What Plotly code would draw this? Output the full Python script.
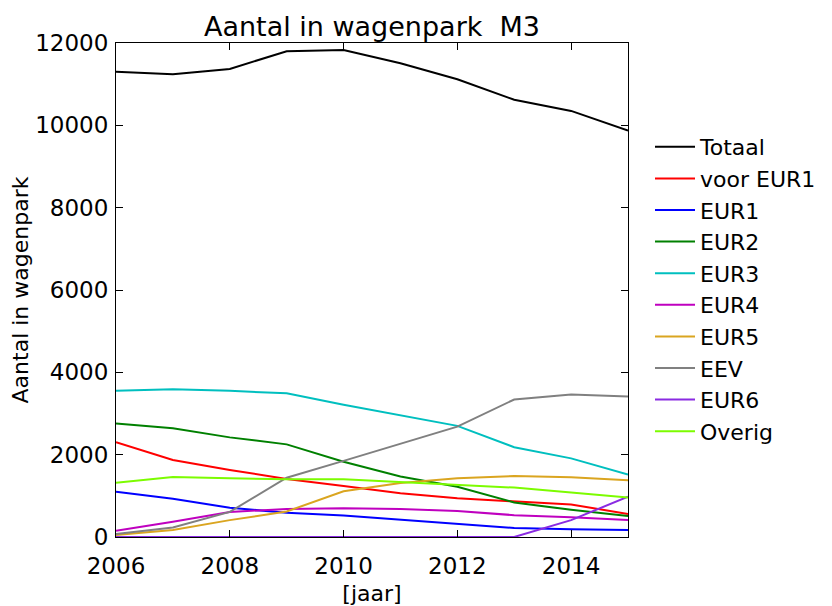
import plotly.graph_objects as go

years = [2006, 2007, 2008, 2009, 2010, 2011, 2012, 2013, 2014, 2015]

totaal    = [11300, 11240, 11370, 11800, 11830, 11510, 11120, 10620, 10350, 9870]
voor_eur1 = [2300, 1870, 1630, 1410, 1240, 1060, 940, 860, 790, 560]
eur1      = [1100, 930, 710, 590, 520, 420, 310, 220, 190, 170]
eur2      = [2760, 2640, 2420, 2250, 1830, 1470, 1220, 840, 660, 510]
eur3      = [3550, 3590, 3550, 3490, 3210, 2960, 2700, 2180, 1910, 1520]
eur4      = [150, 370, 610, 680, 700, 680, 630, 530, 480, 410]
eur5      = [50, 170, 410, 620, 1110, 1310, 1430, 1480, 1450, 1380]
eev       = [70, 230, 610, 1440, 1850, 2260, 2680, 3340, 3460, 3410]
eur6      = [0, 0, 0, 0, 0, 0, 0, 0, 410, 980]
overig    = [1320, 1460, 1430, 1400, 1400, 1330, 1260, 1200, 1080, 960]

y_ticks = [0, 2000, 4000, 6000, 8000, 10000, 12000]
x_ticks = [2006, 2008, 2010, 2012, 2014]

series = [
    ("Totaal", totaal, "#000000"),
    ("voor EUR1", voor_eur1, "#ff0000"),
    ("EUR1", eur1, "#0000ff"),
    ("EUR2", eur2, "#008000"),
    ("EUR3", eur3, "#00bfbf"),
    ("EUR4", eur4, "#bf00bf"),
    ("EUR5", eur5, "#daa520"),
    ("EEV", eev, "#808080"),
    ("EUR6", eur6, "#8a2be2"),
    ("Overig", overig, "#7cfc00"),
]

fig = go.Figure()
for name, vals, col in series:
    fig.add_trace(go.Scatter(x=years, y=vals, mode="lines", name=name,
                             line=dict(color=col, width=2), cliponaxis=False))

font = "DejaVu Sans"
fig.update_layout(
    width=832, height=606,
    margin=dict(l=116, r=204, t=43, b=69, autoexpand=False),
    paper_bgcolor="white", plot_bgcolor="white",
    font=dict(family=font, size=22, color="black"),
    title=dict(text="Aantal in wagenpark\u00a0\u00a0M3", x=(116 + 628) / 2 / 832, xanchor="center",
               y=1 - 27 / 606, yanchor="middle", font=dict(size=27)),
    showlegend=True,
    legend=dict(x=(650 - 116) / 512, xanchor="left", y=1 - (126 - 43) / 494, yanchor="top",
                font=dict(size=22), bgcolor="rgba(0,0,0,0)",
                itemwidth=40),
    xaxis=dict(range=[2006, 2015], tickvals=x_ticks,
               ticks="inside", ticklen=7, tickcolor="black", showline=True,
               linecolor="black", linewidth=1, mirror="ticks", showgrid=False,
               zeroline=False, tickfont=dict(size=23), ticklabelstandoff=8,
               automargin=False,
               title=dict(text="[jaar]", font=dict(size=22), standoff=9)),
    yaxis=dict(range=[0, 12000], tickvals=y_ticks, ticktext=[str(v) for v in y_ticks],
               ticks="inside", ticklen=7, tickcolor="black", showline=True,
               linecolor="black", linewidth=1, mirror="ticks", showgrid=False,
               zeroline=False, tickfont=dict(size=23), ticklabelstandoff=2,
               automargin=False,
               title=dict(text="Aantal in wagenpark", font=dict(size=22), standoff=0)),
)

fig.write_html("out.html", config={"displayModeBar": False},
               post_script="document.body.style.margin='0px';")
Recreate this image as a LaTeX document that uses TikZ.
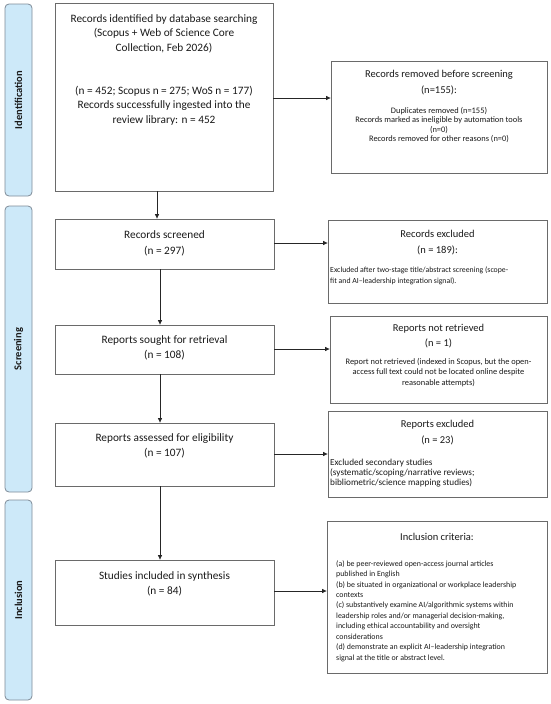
+-------+
EXERCISE DIRECTIONS >>
Of all the lines above, how many contain "this"? Give the number and nothing more.

TASK OUTPUT >>
2